Four Seasons heads for collapse as debt deadline looms
The group is struggling under £525 million of debt and faces a critical interest payment on December 15.
Fears are rising that Four Seasons, Britain’s second biggest care homes operator, is heading for administration as hopes of a rescue deal for the debt-stricken group fade.
The company, owned by Guy Hands’ private equity vehicle Terra Firma, is struggling under £525 million of debt and faces a critical interest payment on December 15.
However, Four Seasons is now likely to miss the payment, plunging into doubt the future of 17,000 elderly residents across 343 homes.
It comes amid a failure by Terra Firma and Four Seasons’ principal creditor, American hedge fund H/2 Capital Partners, to thrash out a deal that would avert disaster.
Terra Firma is urging H/2, run by Spencer Haber, to take full control of the group before it goes into administration as part of a debt restructuring.
But H/2 has rejected the proposal as the pair disagree over the terms of the restructure and over the ownership of 24 homes, which are subject to a court battle.
Should Four Seasons collapse into administration, it would be the biggest care homes failure since Southern Cross in 2011.
A spokesman for Terra Firma said: “There is no reason to put Four Seasons into administration.
“We call on H/2 Capital Partners, who have acquired their debt at a discount since 2015, to stand by its commitment to find a consensual outcome for the benefit of employees and residents and head off the risk of the obvious disruption that administration would trigger.”
The Press Association revealed earlier this week that H/2 could be in line to pocket up to £500 million from the collapse of Four Seasons.
It is understood that H/2 bought its debt holding in Four Seasons for approximately £256 million, while the enterprise value of the care operator is thought to stand in the region of £700 million.

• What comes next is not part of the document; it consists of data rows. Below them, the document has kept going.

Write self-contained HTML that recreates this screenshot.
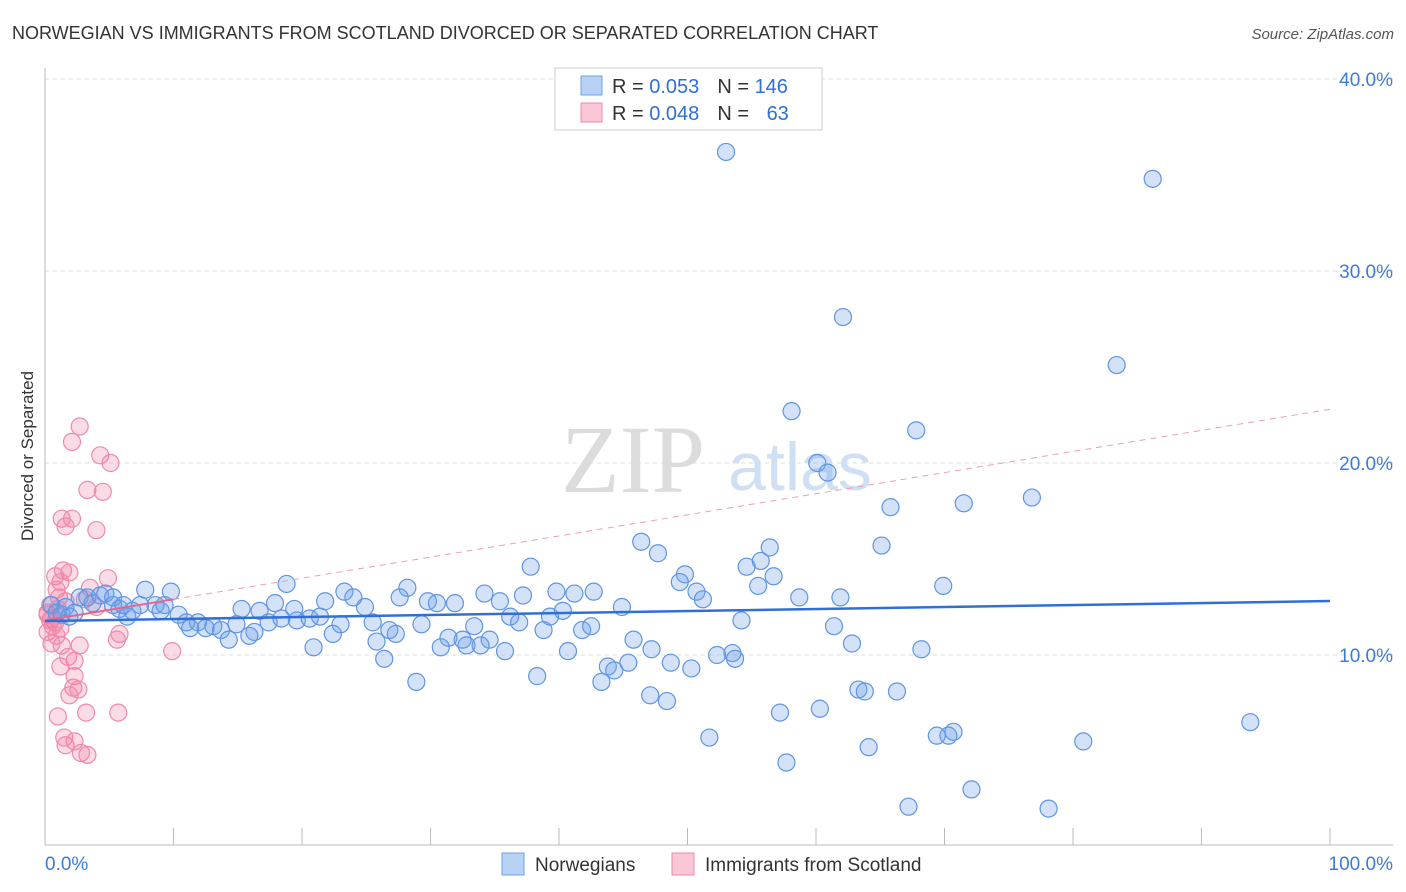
<!DOCTYPE html>
<html><head><meta charset="utf-8"><style>
body{margin:0;background:#fff;font-family:"Liberation Sans",sans-serif;}
svg{display:block}
</style></head><body>
<svg id="c" width="1406" height="892">
<text x="12" y="39" font-size="18" fill="#333">NORWEGIAN VS IMMIGRANTS FROM SCOTLAND DIVORCED OR SEPARATED CORRELATION CHART</text>
<text x="1394" y="39" font-size="15" fill="#555" text-anchor="end" font-style="italic">Source: ZipAtlas.com</text>
<text x="33" y="456" font-size="17" fill="#333" text-anchor="middle" transform="rotate(-90 33 456)">Divorced or Separated</text>
<g>
<text x="633" y="492" font-size="96" fill="#dcdcdc" text-anchor="middle" font-family="Liberation Serif,serif">ZIP</text>
<text x="800" y="490" font-size="68" fill="#cfe0f5" text-anchor="middle">atlas</text>
</g>
<g id="grid"></g><g id="pink"></g><g id="blue"></g><g id="trend"></g>
<g>
<rect x="555" y="68" width="267" height="62" fill="#fff" stroke="#ccc"/>
<rect x="581" y="76" width="21" height="19" fill="#b8d2f5" stroke="#6fa0e8"/>
<rect x="581" y="103" width="21" height="19" fill="#f9c6d6" stroke="#f08aa8"/>
<text x="612" y="93" font-size="20" fill="#333">R = <tspan fill="#2f6fd6">0.053</tspan><tspan dx="18">N = </tspan><tspan fill="#2f6fd6">146</tspan></text>
<text x="612" y="120" font-size="20" fill="#333">R = <tspan fill="#2f6fd6">0.048</tspan><tspan dx="18">N = </tspan><tspan fill="#2f6fd6" dx="12">63</tspan></text>
</g>
<g>
<rect x="502" y="853" width="22" height="22" fill="#b8d2f5" stroke="#6fa0e8"/>
<text x="535" y="871" font-size="19" fill="#333">Norwegians</text>
<rect x="672" y="853" width="22" height="22" fill="#f9c6d6" stroke="#f08aa8"/>
<text x="705" y="871" font-size="19" fill="#333">Immigrants from Scotland</text>
</g>
</svg>
<script>
const blueX=[53.0,86.2,62.1,83.4,58.1,67.8,60.1,60.9,76.8,71.5,65.8,46.4,65.1,56.4,47.7,55.7,37.8,54.6,49.8,49.4,56.7,55.5,69.9,50.7,51.2,58.7,61.9,18.8,28.2,23.3,34.2,39.8,42.7,41.2,7.8,9.8,27.6,37.2,24.0,29.8,17.9,21.8,30.5,31.9,35.4,24.9,44.9,15.3,19.4,16.7,40.3,36.2,39.3,10.4,21.4,19.6,20.6,17.4,18.4,54.2,11.0,11.9,13.1,14.9,23.0,25.5,29.3,36.9,61.4,11.3,12.5,13.7,16.3,22.4,26.8,27.3,33.4,38.8,41.8,42.5,14.3,15.9,32.5,45.8,34.6,31.4,25.8,30.8,32.8,33.9,62.8,20.9,35.8,40.7,47.2,68.2,53.5,52.3,53.7,26.4,48.7,45.4,43.8,50.3,44.3,38.3,43.3,28.9,63.3,63.8,66.3,47.1,48.4,60.3,57.2,93.8,70.7,70.3,69.4,51.7,80.8,64.1,57.7,72.1,67.2,78.1,0.5,0.9,1.3,1.6,1.9,2.3,2.7,3.3,3.7,4.3,4.7,5.3,5.8,6.4,6.8,7.4,8.6,9.0,9.3,5.3,6.1];
const blueY=[36.2,34.8,27.6,25.1,22.7,21.7,20.0,19.5,18.2,17.9,17.7,15.9,15.7,15.6,15.3,14.9,14.6,14.6,14.2,13.8,14.1,13.6,13.6,13.3,12.9,13.0,13.0,13.7,13.5,13.3,13.2,13.3,13.3,13.2,13.4,13.3,13.0,13.1,13.0,12.8,12.7,12.8,12.7,12.7,12.8,12.5,12.5,12.4,12.4,12.3,12.3,12.0,12.0,12.1,12.0,11.8,11.9,11.7,11.9,11.8,11.7,11.7,11.5,11.6,11.6,11.7,11.6,11.7,11.5,11.4,11.4,11.3,11.2,11.1,11.3,11.1,11.5,11.3,11.3,11.5,10.8,11.0,10.8,10.8,10.8,10.9,10.7,10.4,10.5,10.5,10.6,10.4,10.2,10.2,10.3,10.3,10.1,10.0,9.8,9.8,9.6,9.6,9.4,9.3,9.2,8.9,8.6,8.6,8.2,8.1,8.1,7.9,7.6,7.2,7.0,6.5,6.0,5.8,5.8,5.7,5.5,5.2,4.4,3.0,2.1,2.0,12.6,12.2,12.1,12.5,12.0,12.2,13.0,13.0,12.7,13.1,13.2,13.0,12.4,12.0,12.3,12.6,12.6,12.3,12.6,12.6,12.6];
const pinkX=[2.7,2.1,4.3,5.1,3.3,4.5,1.3,2.1,1.6,4.0,1.4,1.9,0.8,1.2,3.5,4.9,0.9,1.1,3.1,0.4,0.2,0.5,0.8,1.2,0.2,0.9,0.5,1.3,2.7,5.8,5.6,9.9,1.8,2.3,1.2,2.3,2.2,2.6,1.9,1.0,3.2,5.7,1.5,2.3,1.6,2.8,3.3,0.4,0.2,0.6,1.0,1.6,4.0];
const pinkY=[21.9,21.1,20.4,20.0,18.6,18.5,17.1,17.1,16.7,16.5,14.4,14.3,14.1,13.8,13.5,14.0,13.4,13.0,12.9,12.6,12.2,11.9,11.7,11.4,11.2,11.0,10.6,10.5,10.5,11.1,10.8,10.2,9.9,9.7,9.4,8.9,8.3,8.2,7.9,6.8,7.0,7.0,5.7,5.5,5.3,4.9,4.8,11.8,12.1,11.5,12.4,12.8,12.5];
const blueTrend=[11.77,12.81];
const pinkTrend=[11.8,22.8];
const yTicks=[10,20,30,40];
const xTickLabels=["0.0%","100.0%"];
const NS="http://www.w3.org/2000/svg";
const X0=45,X1=1330,Y0=847,PPY=19.2;
const sx=v=>X0+(X1-X0)*v/100, sy=v=>Y0-v*PPY;
function mk(t,a,p){const e=document.createElementNS(NS,t);for(const k in a)e.setAttribute(k,a[k]);p.appendChild(e);return e;}
const grid=document.getElementById('grid');
yTicks.forEach(t=>{
 const l=mk('line',{x1:45,x2:1393,y1:sy(t),y2:sy(t),stroke:'#ddd','stroke-dasharray':'4,4'},grid);
 
 
 const tx=mk('text',{x:1393,y:sy(t)+7,'font-size':19,fill:'#3d7bd9','text-anchor':'end'},grid);
 tx.textContent=t.toFixed(1)+'%';
 
 
});
const ax=mk('line',{x1:45,x2:1393,y1:845,y2:845,stroke:'#bbb'},grid);


const ay=mk('line',{x1:45,x2:45,y1:68,y2:845,stroke:'#bbb'},grid);


for(let i=1;i<=10;i++){const t=mk('line',{x1:sx(i*10),x2:sx(i*10),y1:828,y2:845,stroke:'#bbb'},grid);
 
 }
[[0,'start',45],[100,'end',1393]].forEach((d,i)=>{const t=mk('text',{x:d[2],y:870,'font-size':19,fill:'#3d7bd9','text-anchor':d[1]},grid);t.textContent=xTickLabels[i];
 
 });
function pts(xs,ys,g,fill,stroke,name){const p=document.getElementById(g);xs.forEach((x,i)=>{const c=mk('circle',{cx:sx(x),cy:sy(ys[i]),r:8.5,fill:fill,stroke:stroke,'stroke-width':1.2},p);
 
 });}
pts(pinkX,pinkY,'pink','rgba(240,130,165,0.28)','#f08aa8','scotland-point');
pts(blueX,blueY,'blue','rgba(110,160,232,0.3)','#5f95e3','norwegian-point');
const tr=document.getElementById('trend');
const pm=(pinkTrend[1]-pinkTrend[0])/100;
const p1=mk('line',{x1:sx(0),y1:sy(pinkTrend[0]),x2:sx(10),y2:sy(pinkTrend[0]+pm*10),stroke:'#e8668e','stroke-width':2},tr);


const p2=mk('line',{x1:sx(10),y1:sy(pinkTrend[0]+pm*10),x2:sx(100),y2:sy(pinkTrend[1]),stroke:'#e8a0b5','stroke-width':1,'stroke-dasharray':'6,5'},tr);


const b=mk('line',{x1:sx(0),y1:sy(blueTrend[0]),x2:sx(100),y2:sy(blueTrend[1]),stroke:'#2f6fd6','stroke-width':2.5},tr);


</script>
</body></html>
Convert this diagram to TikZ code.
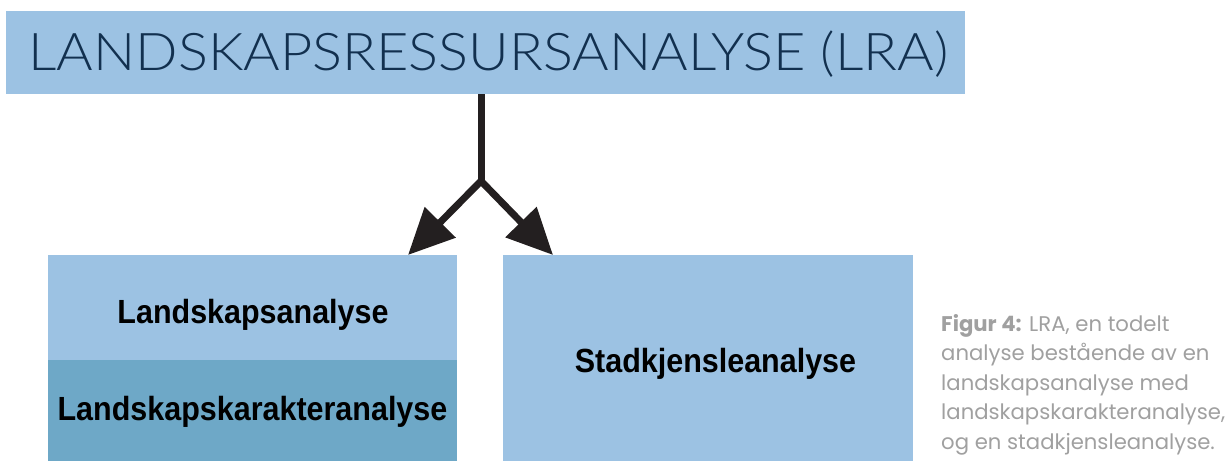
\documentclass[tikz,border=0pt]{standalone}
\usepackage{fontspec}
\usetikzlibrary{arrows.meta}
\newfontfamily\titlefont[FakeStretch=1.075]{Lato Light}
\newfontfamily\boxfont[FakeStretch=0.91]{Liberation Sans}
\newfontfamily\capfont{Poppins}
\definecolor{lb}{HTML}{9CC2E3}
\definecolor{db}{HTML}{6EA8C7}
\definecolor{navy}{HTML}{12304F}
\definecolor{arr}{HTML}{231F20}
\definecolor{capgray}{HTML}{A0A0A0}
\tikzset{
  box/.style={fill=#1, draw=none, anchor=north west, inner sep=0pt},
  boxtext/.style={font=\boxfont\bfseries\fontsize{33.5}{36}\selectfont, text=black, inner sep=0pt, anchor=base},
  conn/.style={draw=arr, line width=7pt, line join=miter, -{Triangle[length=46pt,width=42pt]}}
}
\begin{document}
\begin{tikzpicture}[x=1pt,y=-1pt]
\useasboundingbox (0,0) rectangle (1229,461);
% title box
\node[box=lb, minimum width=959pt, minimum height=83pt] (top) at (6,11) {};
\node[font=\titlefont\fontsize{52}{56}\selectfont, text=navy, inner sep=0pt, anchor=base] (title) at (488.5,70.7) {LANDSKAPSRESSURSANALYSE (LRA)};
% left boxes
\node[box=lb, minimum width=409pt, minimum height=105pt] (la) at (48,255) {};
\node[box=db, minimum width=409pt, minimum height=101pt] (lk) at (48,360) {};
\node[boxtext] (lat) at (253,323.5) {Landskapsanalyse};
\node[boxtext] (lkt) at (252.5,420) {Landskapskarakteranalyse};
% right box
\node[box=lb, minimum width=410pt, minimum height=206pt] (sa) at (503,255) {};
\node[boxtext] (sat) at (715.5,372) {Stadkjensleanalyse};
% connectors
\coordinate (j) at (481,181);
\coordinate (tl) at (408,255);
\coordinate (tr) at (553,255);
\draw[draw=arr, line width=7pt] (top.south -| j) -- (j);
\draw[conn] (j) -- (tl);
\draw[conn] (j) -- (tr);
% caption
\node[anchor=base west, inner sep=0pt, align=left, text=capgray, font=\capfont\fontsize{21.2}{29.6}\selectfont] (cap) at (941,449.5)
{\textbf{Figur 4:} LRA, en todelt\\analyse bestående av en\\landskapsanalyse med\\landskapskarakteranalyse,\\og en stadkjensleanalyse.};
\end{tikzpicture}
\end{document}
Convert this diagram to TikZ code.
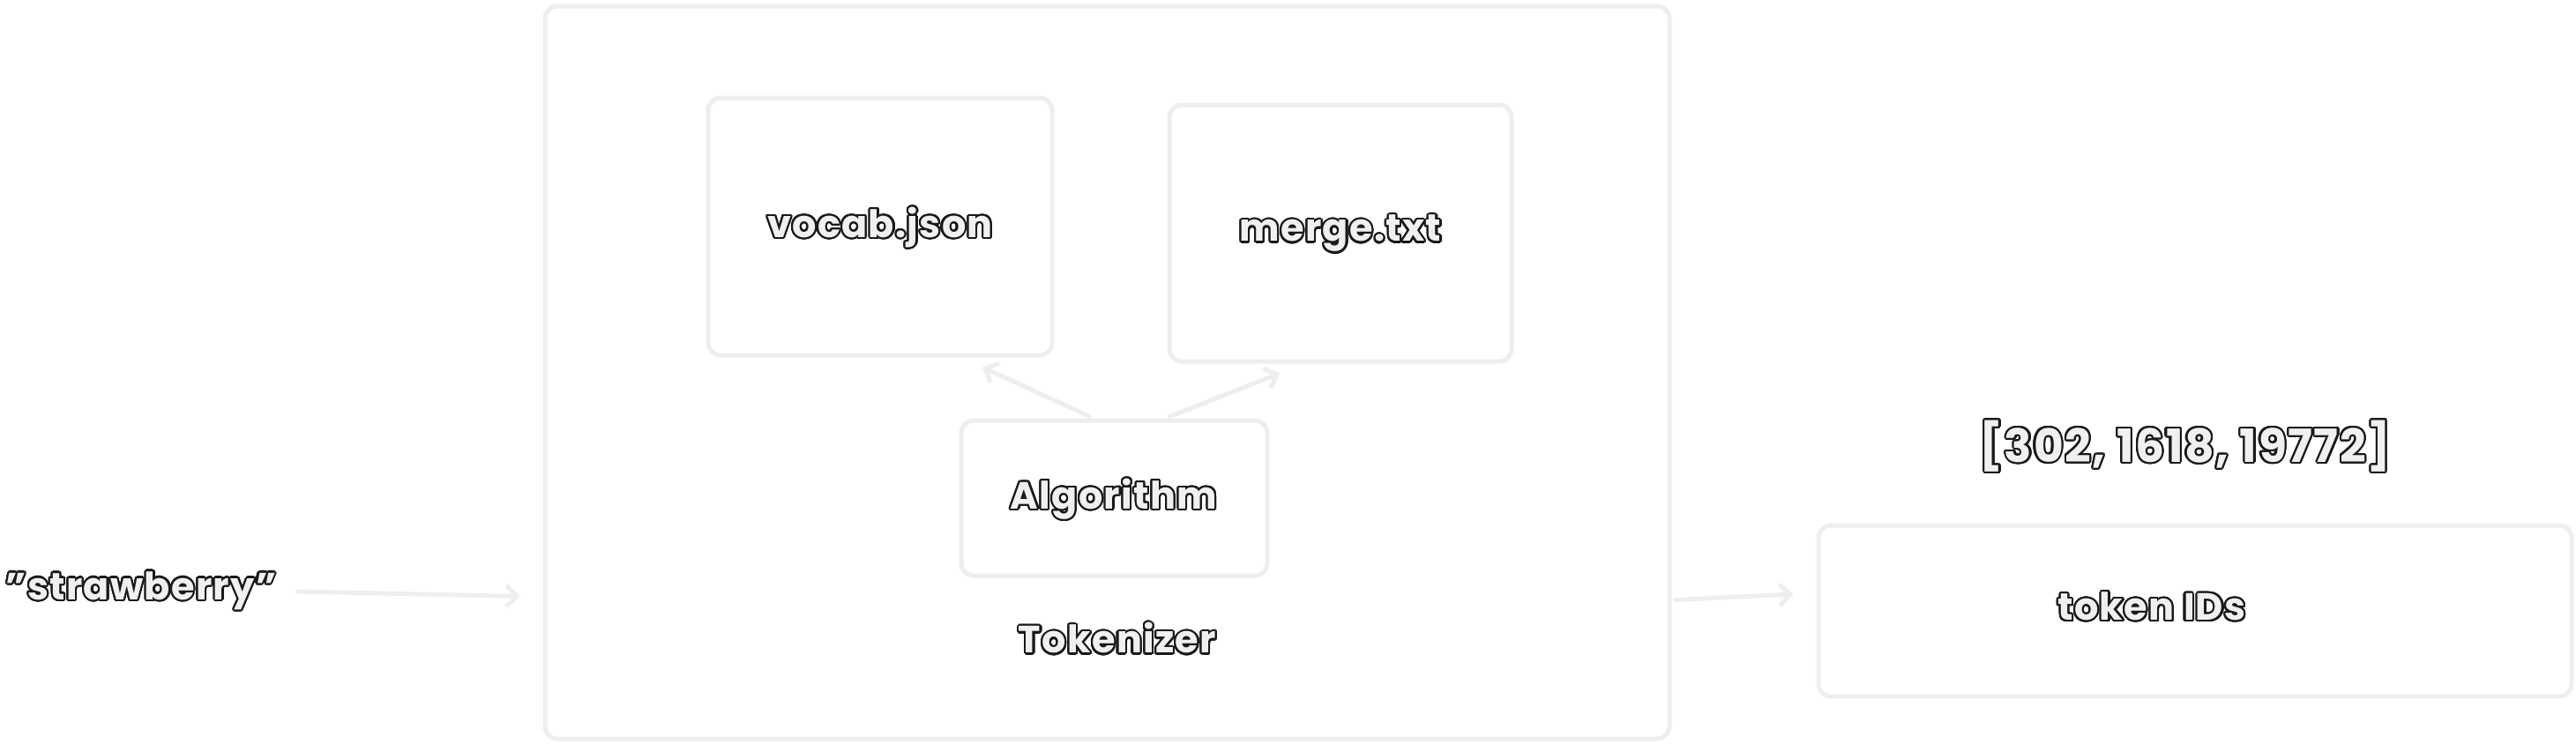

H/2 has already received debt interest payments of £50 million, meaning that, were the hedge fund to sell the group or its debt on, as some industry experts expect, it could profit to the tune of £494 million.
Terra Firma has also accused H/2 of being “unwilling to engage”, blocking email addresses and refusing face-to-face meetings.
H/2 has said it stands ready to take control of the care homes group, with Margaret Ford, former chairwoman of rival Barchester, at the helm.
Terra Firma bought Four Seasons for £825 million in 2012 and stomached a £450 million writedown on its investment two years ago.
Four Seasons has seen its financial performance deteriorate in recent years.
It has been stung by a cut in local authority fees, rising costs and the introduction of the national living wage, and the group has continuously warned over its long-term stability.